3 equity ideas for reversing COVID learning loss

It may be months before educators grasp the full impact of COVID's learning disruptions
By: | March 24, 2021
(AdobeStock/Halfpoint)

Numerous studies have attempt to gage the depth of learning loss—which some educators prefer calling “unfinished learning”—that students have experienced during COVID.

One recent report warned students will have experienced as much as five to nine months of unfinished learning by the end of June 2021.  Studies of students in 19 states, meanwhile, estimate students lost a third to a full year of reading with even larger deficits in math.

And, in a national survey, 24% of school leaders in high-poverty districts said elementary school distance learning focused on reviewing content rather than new material.

Only 12% of leaders in low-poverty districts said the same.


More from DA:  Please don’t say ‘learning loss’ in this Illinois district


All of this means it may be months before educators grasp the full impact of COVID’s disruptions, as administrators considering hwo to conduct assessments to gauge where students need additional supports.

Experts at The Education Trust, an equity-focused organization, are highlighting a series of strategies for reversing learning loss as superintendents and their teams lead their districts out of the pandemic.

Targeted intensive tutoring

Targeted intensive tutoring has proven effective in all grades, with younger students benefiting the most.

The most effective programs tend of focus on skill building, rather than homework help, and take place at least once during each school day.

Students make the most progress when placed in groups of two with a certified teacher rather than paraprofessionals or trained volunteers, according to The Education Trust.

Schools with limited resources should focus tutoring on math—the subject in which students are most likely to have fallen behind.

Expanded learning time

Increasing instruction time during the school day has been shown to help all age groups and types of students, in all academic subjects.

Administrators should consider creating non-academic class periods or extending the official school day to provide students with between 45 and 100 additional hours of instruction during the school year.

One key to success is ensuring the curriculum aligns with regular classroom instruction and that it can be personalized to meet each students’ needs, The Education Trust says.

Extended learnings can accommodate larger groups of students—about 10 to 15—than tutoring.

Importance of strong relationships

Students from all backgrounds and ages benefit from strong relationships with educators. These relationships should be centered on expressing care, challenging growth, sharing power, and expanding possibilities.
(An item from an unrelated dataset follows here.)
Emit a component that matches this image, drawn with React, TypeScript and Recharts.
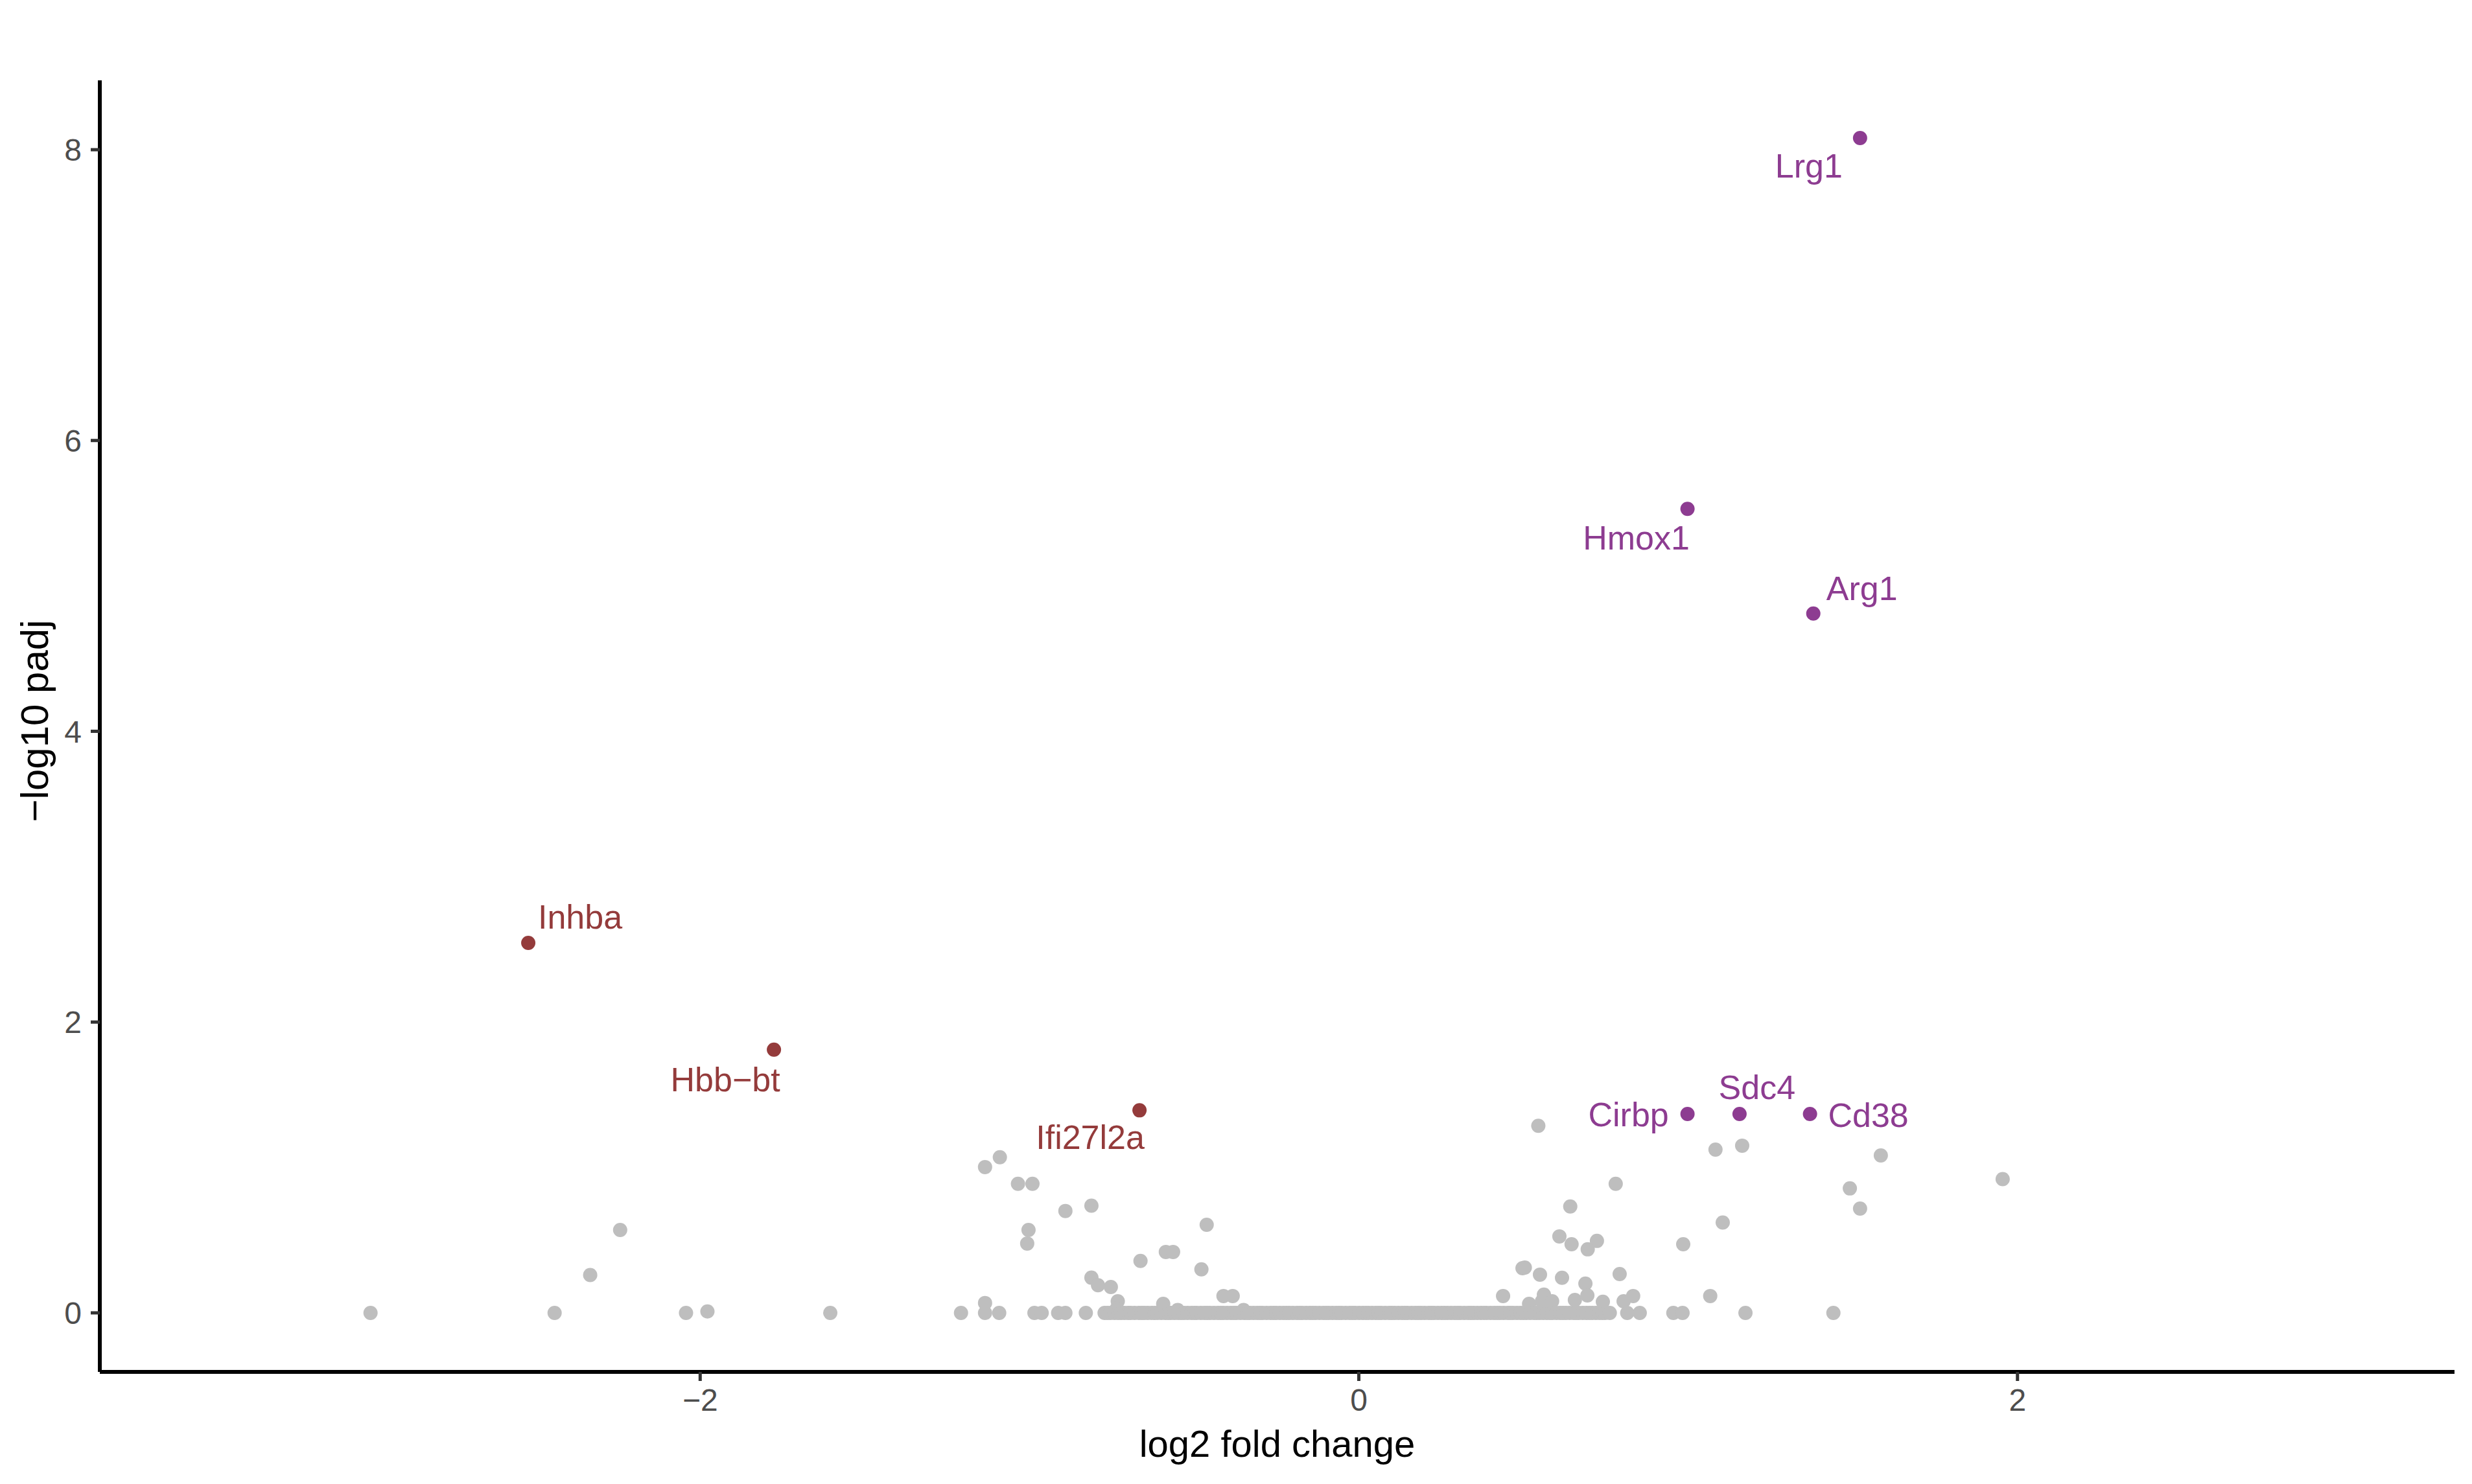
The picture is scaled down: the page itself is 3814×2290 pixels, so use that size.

More from DA: 3 steps for beefing up summer to counter learning loss


Relationships should be built with an equity lens that supports positive racial, cultural, and ethnic identity development.

Teachers and other school staff—compared to volunteers and outside mentors—will likely form the strongest relationships with students, The Education trust says.

The most productive of these relationships focus on social and academic activities built around students’ goals.